Dolce, ambientato a Bussy, piccolo villaggio rurale occupato dai nazisti, narra con straordinaria autenticità la convivenza forzata tra vincitori e vinti e il tenero sentimento nato tra una giovane infelice, moglie di un prigioniero al fronte, e l’ufficiale tedesco che alloggia in casa sua.
A tenere insieme questa galleria di personaggi strambi è la Storia, rappresentata come una sorta di potenza unificatrice, livellatrice di un’umanità varia e sfaccettata.

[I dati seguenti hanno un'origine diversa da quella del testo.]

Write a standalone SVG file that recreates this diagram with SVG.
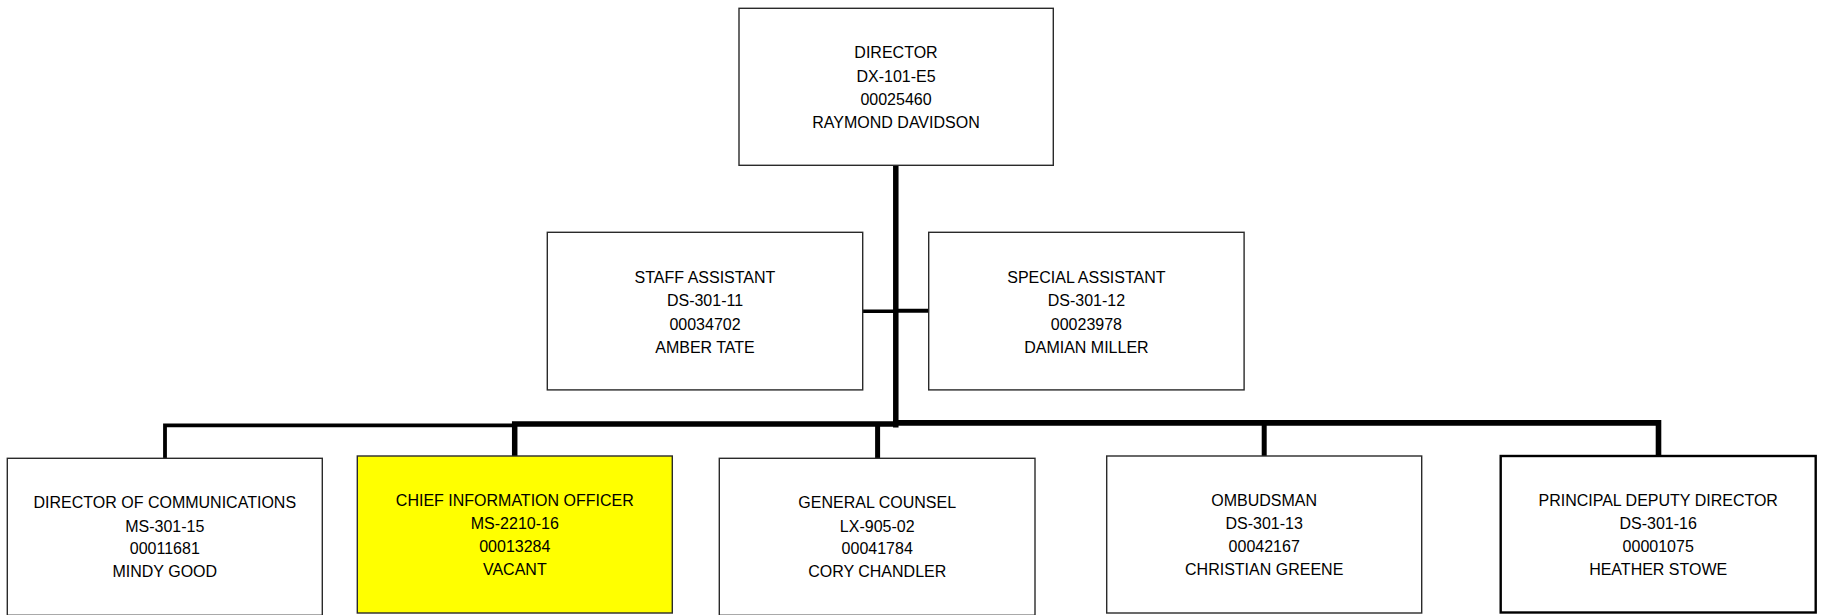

Leggendo le opere di Irène Némirovsky quello che colpisce è l’approfondimento emotivo e psicologico, mai banale, di quell’umanità che la scrittrice sembra conoscere così bene, e di quei meccanismi – familiari, sociali, affettivi – di cui la sua scrittura acuta e ironica sembra svelare trame e segreti. È questa la magia anche dell’ultimo edito in casa Adelphi, Il vino della solitudine, opera profondamente autobiografica.
Questa volta al centro dell’attenzione della scrittrice c’è il rapporto che lega ogni donna-bambina a sua madre, rapporto complesso e pieno di contraddizioni specie per chi – come Irène e come la piccola Hélène, protagonista del libro – è stato poco amato.
“Da un’infanzia infelice non si guarisce mai”, era solita dire la scrittrice, e questo romanzo spiega bene il perché. È difficilissimo non immedesimarsi nelle vicende dei protagonisti, quasi impossibile restare lettori indifferenti dinanzi alle vicende narrate da una scrittrice che, dopo un lunghissimo oblio, è tornata famosa quasi per uno scherzo del destino.
Una scrittrice che oltre a scrivere divinamente è in grado di far vivere i suoi personaggi e rivivere un’epoca, gli anni Trenta del secolo scorso, indimenticabile e terribile.